History of Human Rights
Human Rights are a modern concept usually traced to the post-war era. The development of human rights however can be traced throughout history and across all cultures and religions. The western understanding of human rights is largely shaped by liberal ideology and therefore claiming that they are universal is highly contentious. Human rights literature varies greatly even within the liberal paradigm, but it is possible to identify basic assumptions present in all human rights discourse.
The history of liberal thought is a broad and diverse one, most associated with theorists such as Mill, Locke and Kant. These philosophers were generally concerned with normative theory, a central preoccupation being to establish the just causes of war and speculate about the possibilities of a path to peace. Today normative international theory has expanded to include issues of universal human rights, global distributive justice and democracy.
All systems of law contain various human rights whose corresponding obligations are enforced by the relevant executive and judicial bodies. Towards the second half of the twentieth century, it has also been widely accepted that there are moral human rights, whose validity is independent of any and all government bodies, to the extent that government bodies are only considered legitimate if they respect moral human rights. But what are these rights? There has been much research into the basic needs of human beings. What humans require as fundamental to their subsistence is more highly contested perhaps than one would expect. The varied terminology is indicative of the wide-ranging perspectives, with some theorists choosing to focus on basic needs, basic goods, subsistence rights, or human rights. The list of these ‘goods’ at its most elementary level includes subsistence supplies of clothing, shelter, food, drink and basic health care but often extend to freedoms of movement, education and political and economic participation. Although broadly speaking, what humans truly need is secure access to a minimally adequate share of all of these goods.
Any theory of political rights must presuppose a claim to basic liberties. A right to free speech cannot be enjoyed by someone who is under physical threat, any more than a right to employment can be enjoyed by someone who is inadequately nourished. No right can exist in the absence of a right to subsistence. Crudely put, those people who have no food or shelter are unlikely to be concerned about democracy and self-determination.
Isaiah Berlin’s 1958 essay ‘Two Concepts of Liberty’ sets out the distinction between negative and positive concepts of liberty and argues against the latter. Berlin insists that the fact that no-one prevents you from doing something means that you are free to do it, even if you are not actually able to do it. For Berlin, it is important that one does not confuse freedom with ‘the conditions of its exercise’ because whilst interfering to help someone to be free to do something might enhance equality or justice, one cannot claim it enhances freedom.
A 3-fold view of basic rights includes a duty to avoid depriving people of their rights, protect them from being deprived by others and finally aid those whose rights have been deprived. It is in this sense only that a genuine commitment to attaching basic rights to individuals is upheld in such a way that it provides effective as well as formal freedom to all. Individuals can only truly have rights if there are socially imposed safeguards against the violation of these rights. In other words, simply avoiding action that might deprive someone of their rights (negative liberty) is not a sufficient way of recognising those rights. For example, a state may insist that its citizens do not murder each other (i.e. they must avoid depriving them of their right to life), but unless that state has mechanisms to prevent it from happening and takes appropriate action when it does, the right to be free from being murdered would merely be a de jure and not a de facto right.

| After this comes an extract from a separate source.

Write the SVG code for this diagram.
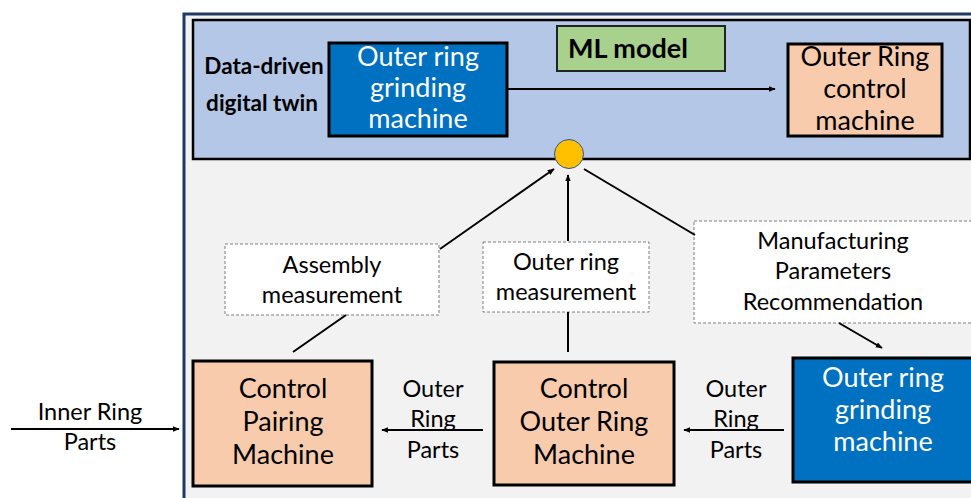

On 10 December 1948 the General Assembly of the United Nations adopted and proclaimed the Universal Declaration of Human Rights (UDHR). It arose directly from the experiences of the Second World War and is the first globally accepted document setting out the rights to which all human beings are entitled. A total of 30 articles detail the various rights and freedoms it confers. In 1966 a further 2 covenants were added to form an International Bill of Human Rights which was later ratified into international law.
At a similar time soon after the end of the War, the Council of Europe drew up a document to establish fundamental freedoms and protect human rights. The European Convention on Human Rights (ECHR) has several protocols and established the European Court of Human Rights. In 1998 the United Kingdom incorporated the ECHR into British Law.
Despite ongoing debate, the complex evolution of human rights has nevertheless led to a broad consensus within most legal and political systems of their intrinsic value and importance. Human rights are enshrined in international and domestic law and have undoubtedly contributed significantly to increased justice and fairness for many. The challenge today is to continue this trend so that all minority groups and victims of human rights abuses also benefit from this core ideology.